§ **PROBLEM DESCRIPTION**: Print, please, exactly and only the lines between the line holding "Output the Python" and the line holding "import seaborn as sns", inclusive, omitting any pictures.

§ **RAW DATA**:
□ □ □ □

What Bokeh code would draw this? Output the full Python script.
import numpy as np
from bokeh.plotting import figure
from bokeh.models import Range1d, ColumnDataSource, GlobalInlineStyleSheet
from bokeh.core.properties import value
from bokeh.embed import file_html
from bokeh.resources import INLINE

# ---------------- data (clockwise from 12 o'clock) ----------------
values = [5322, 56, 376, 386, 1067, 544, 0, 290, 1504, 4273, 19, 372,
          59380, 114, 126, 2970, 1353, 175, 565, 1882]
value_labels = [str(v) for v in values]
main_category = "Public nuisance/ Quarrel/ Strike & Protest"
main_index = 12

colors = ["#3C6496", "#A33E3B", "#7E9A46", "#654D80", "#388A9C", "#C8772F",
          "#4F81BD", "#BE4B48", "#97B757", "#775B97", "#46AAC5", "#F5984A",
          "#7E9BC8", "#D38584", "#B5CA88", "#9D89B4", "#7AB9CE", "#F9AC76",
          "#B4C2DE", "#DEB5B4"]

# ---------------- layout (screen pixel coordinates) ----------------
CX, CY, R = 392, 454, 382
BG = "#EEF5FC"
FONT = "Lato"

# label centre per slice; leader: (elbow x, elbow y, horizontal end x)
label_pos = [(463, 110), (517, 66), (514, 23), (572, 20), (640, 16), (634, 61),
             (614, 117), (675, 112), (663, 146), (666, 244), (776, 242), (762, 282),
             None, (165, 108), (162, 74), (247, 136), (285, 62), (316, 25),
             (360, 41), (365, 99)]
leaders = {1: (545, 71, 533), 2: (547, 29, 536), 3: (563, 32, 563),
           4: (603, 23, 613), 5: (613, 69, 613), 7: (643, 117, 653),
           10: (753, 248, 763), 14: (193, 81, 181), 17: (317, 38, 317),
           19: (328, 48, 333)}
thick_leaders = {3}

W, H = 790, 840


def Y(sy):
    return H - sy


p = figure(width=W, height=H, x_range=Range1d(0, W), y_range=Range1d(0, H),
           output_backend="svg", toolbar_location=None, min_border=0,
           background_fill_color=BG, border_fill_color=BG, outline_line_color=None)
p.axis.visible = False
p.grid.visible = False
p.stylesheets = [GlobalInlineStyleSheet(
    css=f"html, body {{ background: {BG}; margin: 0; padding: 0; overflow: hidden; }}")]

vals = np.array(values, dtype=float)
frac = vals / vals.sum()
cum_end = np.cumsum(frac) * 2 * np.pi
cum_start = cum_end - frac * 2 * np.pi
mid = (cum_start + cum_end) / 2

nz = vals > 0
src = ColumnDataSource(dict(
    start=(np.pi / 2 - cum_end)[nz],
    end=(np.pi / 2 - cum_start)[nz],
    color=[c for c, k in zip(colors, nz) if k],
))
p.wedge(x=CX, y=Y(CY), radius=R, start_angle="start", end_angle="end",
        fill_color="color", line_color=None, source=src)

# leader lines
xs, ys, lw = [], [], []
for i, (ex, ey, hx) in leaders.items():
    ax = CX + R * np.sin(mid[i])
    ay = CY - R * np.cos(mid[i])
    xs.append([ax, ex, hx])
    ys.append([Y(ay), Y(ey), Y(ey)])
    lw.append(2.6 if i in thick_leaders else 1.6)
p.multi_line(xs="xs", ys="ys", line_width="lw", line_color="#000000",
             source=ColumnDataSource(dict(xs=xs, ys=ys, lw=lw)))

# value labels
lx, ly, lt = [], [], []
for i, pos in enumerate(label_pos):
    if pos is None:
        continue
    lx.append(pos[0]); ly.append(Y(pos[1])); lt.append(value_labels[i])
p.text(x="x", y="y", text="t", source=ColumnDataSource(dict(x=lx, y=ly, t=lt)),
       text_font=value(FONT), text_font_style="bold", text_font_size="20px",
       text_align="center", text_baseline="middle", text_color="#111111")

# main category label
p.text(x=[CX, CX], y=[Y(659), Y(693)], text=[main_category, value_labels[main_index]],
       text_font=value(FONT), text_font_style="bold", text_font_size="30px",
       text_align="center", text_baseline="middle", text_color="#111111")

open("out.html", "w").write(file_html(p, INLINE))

□ □ □ □

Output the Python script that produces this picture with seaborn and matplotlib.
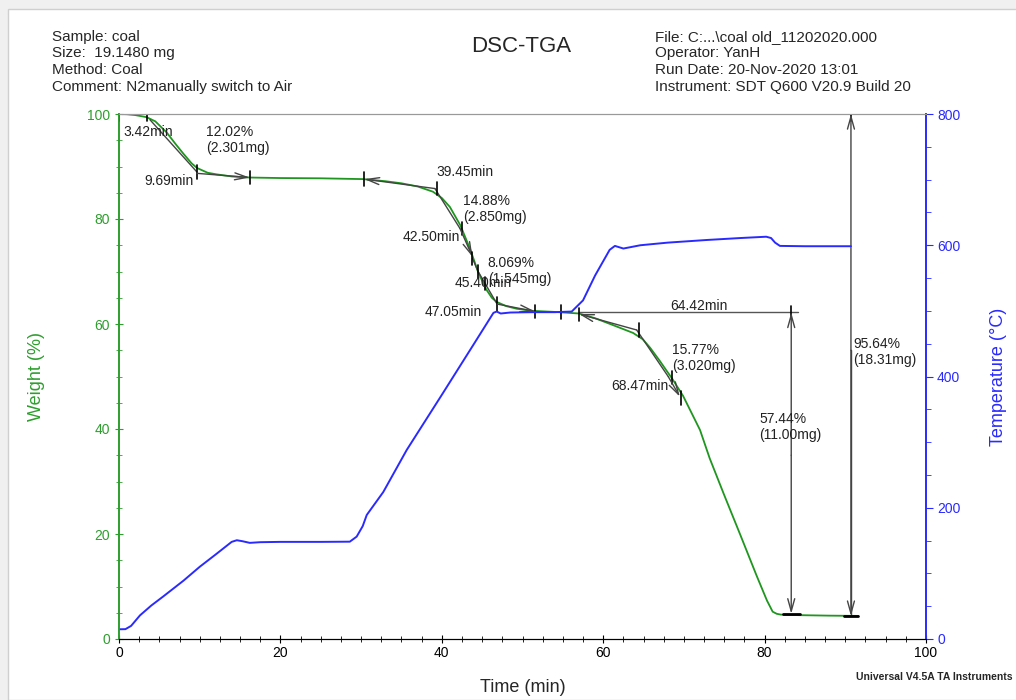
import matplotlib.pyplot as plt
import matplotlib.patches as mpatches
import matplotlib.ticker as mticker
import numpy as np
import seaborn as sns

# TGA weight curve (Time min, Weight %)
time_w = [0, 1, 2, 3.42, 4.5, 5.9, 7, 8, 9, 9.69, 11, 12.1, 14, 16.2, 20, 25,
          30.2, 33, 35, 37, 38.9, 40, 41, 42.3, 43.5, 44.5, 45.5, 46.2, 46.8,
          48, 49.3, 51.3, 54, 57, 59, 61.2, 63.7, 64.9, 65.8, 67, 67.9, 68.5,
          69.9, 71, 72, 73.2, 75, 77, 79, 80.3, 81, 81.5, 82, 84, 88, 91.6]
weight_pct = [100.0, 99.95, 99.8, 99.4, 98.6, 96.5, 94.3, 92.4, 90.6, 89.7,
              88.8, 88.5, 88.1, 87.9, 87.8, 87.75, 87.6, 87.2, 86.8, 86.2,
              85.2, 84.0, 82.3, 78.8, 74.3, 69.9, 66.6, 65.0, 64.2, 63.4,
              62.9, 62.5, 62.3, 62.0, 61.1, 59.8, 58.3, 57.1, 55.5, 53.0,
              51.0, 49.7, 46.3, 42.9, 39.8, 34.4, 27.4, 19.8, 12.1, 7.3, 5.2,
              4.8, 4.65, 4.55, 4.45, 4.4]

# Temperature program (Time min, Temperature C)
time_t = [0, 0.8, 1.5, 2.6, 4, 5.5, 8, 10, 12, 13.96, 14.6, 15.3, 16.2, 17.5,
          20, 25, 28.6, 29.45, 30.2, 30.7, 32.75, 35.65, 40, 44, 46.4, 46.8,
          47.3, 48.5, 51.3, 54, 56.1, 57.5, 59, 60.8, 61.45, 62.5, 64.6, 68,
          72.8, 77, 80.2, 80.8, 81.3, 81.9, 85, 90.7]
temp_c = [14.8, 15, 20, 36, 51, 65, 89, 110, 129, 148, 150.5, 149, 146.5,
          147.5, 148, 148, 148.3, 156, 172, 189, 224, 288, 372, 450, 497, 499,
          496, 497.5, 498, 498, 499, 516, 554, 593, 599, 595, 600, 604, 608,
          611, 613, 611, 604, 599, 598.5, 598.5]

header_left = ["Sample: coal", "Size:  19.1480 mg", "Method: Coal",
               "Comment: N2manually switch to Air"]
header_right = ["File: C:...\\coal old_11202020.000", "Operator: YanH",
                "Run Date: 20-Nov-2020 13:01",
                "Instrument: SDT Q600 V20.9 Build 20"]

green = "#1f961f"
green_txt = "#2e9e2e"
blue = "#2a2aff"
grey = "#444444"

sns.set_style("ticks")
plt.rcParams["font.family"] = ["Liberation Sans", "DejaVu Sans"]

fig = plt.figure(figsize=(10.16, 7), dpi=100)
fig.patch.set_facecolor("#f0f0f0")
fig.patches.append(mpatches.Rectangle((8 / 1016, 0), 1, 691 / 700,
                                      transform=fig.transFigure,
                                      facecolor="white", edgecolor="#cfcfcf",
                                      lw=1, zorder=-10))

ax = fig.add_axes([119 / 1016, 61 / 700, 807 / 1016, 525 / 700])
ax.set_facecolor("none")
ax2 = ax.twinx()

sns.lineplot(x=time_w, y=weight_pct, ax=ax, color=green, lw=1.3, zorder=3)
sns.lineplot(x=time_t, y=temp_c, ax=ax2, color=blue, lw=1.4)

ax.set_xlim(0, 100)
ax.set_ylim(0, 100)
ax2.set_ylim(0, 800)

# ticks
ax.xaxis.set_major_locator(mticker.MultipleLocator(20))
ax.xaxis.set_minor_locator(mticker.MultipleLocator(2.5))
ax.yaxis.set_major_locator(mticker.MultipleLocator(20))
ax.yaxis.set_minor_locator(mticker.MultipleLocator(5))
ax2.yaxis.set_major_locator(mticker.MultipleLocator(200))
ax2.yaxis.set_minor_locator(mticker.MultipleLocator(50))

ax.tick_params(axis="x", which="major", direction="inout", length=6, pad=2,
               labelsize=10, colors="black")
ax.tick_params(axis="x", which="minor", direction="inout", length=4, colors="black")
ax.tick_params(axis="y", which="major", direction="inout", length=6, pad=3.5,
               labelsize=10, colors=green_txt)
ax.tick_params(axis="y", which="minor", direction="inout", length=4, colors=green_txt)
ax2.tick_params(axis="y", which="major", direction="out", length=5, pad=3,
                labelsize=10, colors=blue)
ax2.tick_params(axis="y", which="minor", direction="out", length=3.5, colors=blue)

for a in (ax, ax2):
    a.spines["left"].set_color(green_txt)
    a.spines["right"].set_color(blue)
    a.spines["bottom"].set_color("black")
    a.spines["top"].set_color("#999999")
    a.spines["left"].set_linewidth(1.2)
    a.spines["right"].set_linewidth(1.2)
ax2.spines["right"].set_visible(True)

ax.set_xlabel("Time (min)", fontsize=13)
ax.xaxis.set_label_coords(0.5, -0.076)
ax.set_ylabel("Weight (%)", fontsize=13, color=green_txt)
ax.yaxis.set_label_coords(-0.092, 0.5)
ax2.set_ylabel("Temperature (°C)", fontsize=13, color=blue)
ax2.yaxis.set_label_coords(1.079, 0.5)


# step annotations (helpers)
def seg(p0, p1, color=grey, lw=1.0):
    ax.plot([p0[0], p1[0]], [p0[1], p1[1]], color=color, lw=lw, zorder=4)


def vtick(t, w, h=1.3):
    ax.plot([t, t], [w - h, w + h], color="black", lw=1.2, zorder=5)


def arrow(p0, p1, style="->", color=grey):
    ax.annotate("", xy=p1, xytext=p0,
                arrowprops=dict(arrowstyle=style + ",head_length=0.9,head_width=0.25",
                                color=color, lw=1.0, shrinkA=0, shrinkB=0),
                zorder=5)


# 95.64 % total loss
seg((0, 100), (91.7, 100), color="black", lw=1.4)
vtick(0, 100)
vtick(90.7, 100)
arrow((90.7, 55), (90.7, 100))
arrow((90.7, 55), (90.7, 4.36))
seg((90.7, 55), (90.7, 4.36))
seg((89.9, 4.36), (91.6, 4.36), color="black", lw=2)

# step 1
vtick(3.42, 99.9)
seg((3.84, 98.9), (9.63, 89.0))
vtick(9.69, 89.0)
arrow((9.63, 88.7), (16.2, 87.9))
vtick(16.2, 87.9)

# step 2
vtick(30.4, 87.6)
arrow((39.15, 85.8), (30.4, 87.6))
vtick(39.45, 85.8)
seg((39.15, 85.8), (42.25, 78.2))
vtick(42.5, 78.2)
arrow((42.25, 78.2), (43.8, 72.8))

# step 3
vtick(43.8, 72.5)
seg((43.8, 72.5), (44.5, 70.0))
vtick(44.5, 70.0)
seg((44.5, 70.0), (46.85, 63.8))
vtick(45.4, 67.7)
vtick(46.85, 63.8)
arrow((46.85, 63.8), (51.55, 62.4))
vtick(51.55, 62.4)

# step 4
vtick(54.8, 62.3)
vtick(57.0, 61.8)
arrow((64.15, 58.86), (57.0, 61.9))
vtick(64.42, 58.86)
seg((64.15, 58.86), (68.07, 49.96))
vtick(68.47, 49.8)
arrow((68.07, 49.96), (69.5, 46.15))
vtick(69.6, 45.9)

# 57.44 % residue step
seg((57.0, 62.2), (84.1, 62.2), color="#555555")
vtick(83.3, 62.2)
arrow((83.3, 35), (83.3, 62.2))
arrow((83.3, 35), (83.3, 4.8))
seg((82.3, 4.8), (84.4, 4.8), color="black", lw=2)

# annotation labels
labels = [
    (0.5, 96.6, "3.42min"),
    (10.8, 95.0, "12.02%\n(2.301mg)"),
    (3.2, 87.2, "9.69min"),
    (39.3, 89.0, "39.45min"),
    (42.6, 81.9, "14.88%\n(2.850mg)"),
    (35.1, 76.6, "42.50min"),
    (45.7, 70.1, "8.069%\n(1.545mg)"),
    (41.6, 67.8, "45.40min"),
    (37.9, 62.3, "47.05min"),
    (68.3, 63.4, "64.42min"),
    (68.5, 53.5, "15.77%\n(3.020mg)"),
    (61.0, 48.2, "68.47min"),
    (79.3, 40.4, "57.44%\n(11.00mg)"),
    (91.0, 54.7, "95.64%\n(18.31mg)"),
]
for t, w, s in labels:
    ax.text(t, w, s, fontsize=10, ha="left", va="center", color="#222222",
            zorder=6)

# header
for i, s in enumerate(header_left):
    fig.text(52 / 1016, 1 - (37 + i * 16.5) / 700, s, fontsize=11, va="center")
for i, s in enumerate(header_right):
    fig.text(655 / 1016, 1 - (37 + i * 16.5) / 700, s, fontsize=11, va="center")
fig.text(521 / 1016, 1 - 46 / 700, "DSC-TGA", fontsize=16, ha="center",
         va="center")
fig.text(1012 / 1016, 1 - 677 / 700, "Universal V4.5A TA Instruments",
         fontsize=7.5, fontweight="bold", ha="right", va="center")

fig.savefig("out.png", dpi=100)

□ □ □ □

§ **TASK OUTPUT**:
Output the Python script that produces this picture with seaborn and matplotlib.
import matplotlib.pyplot as plt
import matplotlib.patches as mpatches
import matplotlib.ticker as mticker
import numpy as np
import seaborn as sns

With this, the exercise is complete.